3. Consideration of precedents and jurisdictional High Court rulings.
4. Charging of interest under Section 234B.

Issue-wise Detailed Analysis:

1. Eligibility for Section 12AA Registration and Its Retrospective Application:

The primary issue was whether the assessee trust was entitled to the benefits of Sections 11 and 12 of the Income Tax Act for the assessment year 2010-11, despite being granted registration under Section 12AA only in 2018. The assessee argued that the registration should apply retrospectively, as the appeal was pending when the registration was granted. The Tribunal noted that the registration under Section 12AA was granted before the order was passed by the National Faceless Appeal Centre (NFAC), and as per the proviso to Section 12A(2), the benefits should apply retrospectively to pending cases. The Tribunal cited the Rajasthan High Court's decision in Shree Shyam Mandir Committee, which held that subsequent registration operates retrospectively for relevant years. Consequently, the Tribunal allowed the benefit of Section 11 to the assessee trust.
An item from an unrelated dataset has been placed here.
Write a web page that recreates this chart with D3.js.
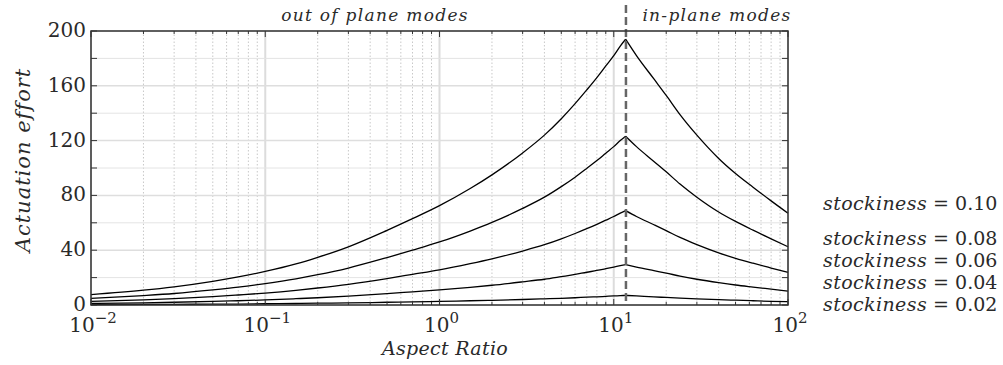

2. Addition of Surplus Income and Taxation at Maximum Marginal Rate:

The Assessing Officer (AO) had treated the surplus income of Rs. 22,97,578 as income of the assessee trust and denied the benefit of Section 11 due to the absence of the registration certificate during the reassessment proceedings. The AO assessed this surplus as income in the status of an Association of Persons (AOP) and taxed it at the Maximum Marginal Rate. The Tribunal found that the AO's action was not sustainable, given that the trust was subsequently granted registration under Section 12AA, which should have been considered by the NFAC. The Tribunal disagreed with the AO's decision to treat the surplus as taxable income without granting the benefits of Section 11.

3. Consideration of Precedents and Jurisdictional High Court Rulings:

The Tribunal emphasized the binding nature of jurisdictional High Court decisions, specifically the Rajasthan High Court's ruling in Shree Shyam Mandir Committee, which supported the retrospective application of Section 12AA registration. The Tribunal also considered other ITAT decisions that aligned with this view, reinforcing that appellate proceedings are an extension of the assessment proceedings. The Tribunal distinguished the case from contrary rulings cited by the Revenue, noting differences in procedural context and the relevance of subsequent registration.

4. Charging of Interest Under Section 234B:

The Tribunal addressed the issue of interest charged under Section 234B, noting that it is mandatory and consequential in nature. However, since the primary grounds of appeal regarding the denial of Section 11 benefits were allowed, the issue of interest became moot in light of the Tribunal's decision to grant the exemption benefits.

Conclusion:

The Tribunal ruled in favor of the assessee, allowing the appeal and granting the benefits of Section 11 for the assessment year 2010-11, based on the retrospective effect of the Section 12AA registration. The Tribunal's decision was guided by the jurisdictional High Court's precedent and the interpretation of Section 12A(2), which supports the application of exemption benefits to pending cases upon the grant of registration. The appeal was allowed, and the addition of surplus income and the application of the Maximum Marginal Rate were overturned.